Deposit growth dips below 8% in February
As of February 2025, total deposits in the banking system stood at Tk17,92,685 crore
Mousumi Islam, Dhaka
Published: 16 Apr 2025
Bangladesh’s banking sector is experiencing another slowdown in deposit growth, with the latest data showing the rate has fallen below 8%, intensifying concerns over liquidity and credit sustainability.
As of February 2025, total deposits in the banking system stood at Tk17,92,685 crore, up from Tk16,61,649 crore a year earlier—marking a year-on-year growth of 7.89%.
This is a decline from January’s 8.28% growth, which was the highest in four months.

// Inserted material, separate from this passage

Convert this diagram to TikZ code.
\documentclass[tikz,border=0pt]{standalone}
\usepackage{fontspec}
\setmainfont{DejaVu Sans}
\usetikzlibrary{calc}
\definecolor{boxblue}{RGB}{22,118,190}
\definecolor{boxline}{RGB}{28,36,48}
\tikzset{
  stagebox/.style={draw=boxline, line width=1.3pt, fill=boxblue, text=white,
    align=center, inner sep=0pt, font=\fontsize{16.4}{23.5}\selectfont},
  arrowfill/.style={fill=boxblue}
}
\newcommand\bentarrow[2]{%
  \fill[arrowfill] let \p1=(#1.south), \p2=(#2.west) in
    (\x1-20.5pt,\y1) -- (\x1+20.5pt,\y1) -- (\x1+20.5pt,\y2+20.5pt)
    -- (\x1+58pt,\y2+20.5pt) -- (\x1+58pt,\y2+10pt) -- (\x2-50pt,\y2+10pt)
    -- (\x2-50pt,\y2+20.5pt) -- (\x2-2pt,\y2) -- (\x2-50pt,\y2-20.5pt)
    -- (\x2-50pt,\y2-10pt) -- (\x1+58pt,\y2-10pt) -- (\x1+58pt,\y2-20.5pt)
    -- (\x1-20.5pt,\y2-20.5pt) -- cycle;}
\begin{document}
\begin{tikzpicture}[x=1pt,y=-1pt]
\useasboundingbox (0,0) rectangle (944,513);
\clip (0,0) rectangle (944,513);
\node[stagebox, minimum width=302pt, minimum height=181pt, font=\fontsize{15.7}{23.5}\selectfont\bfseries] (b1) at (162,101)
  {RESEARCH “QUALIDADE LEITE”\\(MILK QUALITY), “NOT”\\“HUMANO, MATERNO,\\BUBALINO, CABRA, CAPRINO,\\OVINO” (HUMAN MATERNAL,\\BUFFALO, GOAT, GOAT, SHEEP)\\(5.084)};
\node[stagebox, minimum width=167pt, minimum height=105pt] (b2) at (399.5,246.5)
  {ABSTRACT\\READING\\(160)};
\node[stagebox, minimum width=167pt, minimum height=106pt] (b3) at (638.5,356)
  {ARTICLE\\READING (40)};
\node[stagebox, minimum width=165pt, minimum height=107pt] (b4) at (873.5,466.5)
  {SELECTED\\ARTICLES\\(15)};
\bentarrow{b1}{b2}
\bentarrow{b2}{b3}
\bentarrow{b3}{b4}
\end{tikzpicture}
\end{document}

Deposit growth has been on a downward trend since September, when it dipped to 7.26%, before marginally rising in the following months—7.28% in October, 7.46% in November, and 7.44% in December.
According to Bangladesh Bank data, time deposits account for 88% of total bank deposits. As of February, Tk1,90,303 crore was held in demand deposits, while the remaining Tk16,02,382 crore comprised time and other deposits.
Interest rates climb amid sluggish growth
In response to sluggish deposit mobilisation, banks are offering some of the highest interest rates in recent years—up to 12%—especially for short-term time deposits.
Private commercial banks currently offer an average interest rate of 9.68% on fixed deposits with tenures of less than one year, and 9.65% for those exceeding one year, including deposit pension schemes (DPS).
State-owned banks offer lower rates, averaging 8.90% for one-year deposits and 8.80% for longer terms.
Specialised banks offer around 7.95%, while foreign banks provide the lowest average rates—6.94% for under one-year deposits and 6.64% for longer tenures.
Experts cite confidence crisis
Economists attribute the slow deposit growth to persistent inflation, political instability, and an erosion of public trust in the banking sector.
Dr Zahid Hossain, former lead economist at the World Bank’s Dhaka office, told The Daily Sun that the decline is largely due to depositor anxiety, especially following cases where banks failed to return funds.
Mustafa K Mujeri, executive director of the Institute for Inclusive Finance and Development and former chief economist of Bangladesh Bank, noted that 8–9 banks are currently facing liquidity crises.
“Clients at these banks struggle to access their funds, causing a drop in new deposits,” he said.
He warned that without stronger deposit growth, investment and job creation will stagnate, further weakening economic momentum despite slightly easing inflation.
Officials from several private banks, however, reported a notable increase in deposits in reputable institutions.
In contrast, customers are withdrawing from weaker banks, reflecting a broader shift in depositor behaviour driven by confidence and risk assessment.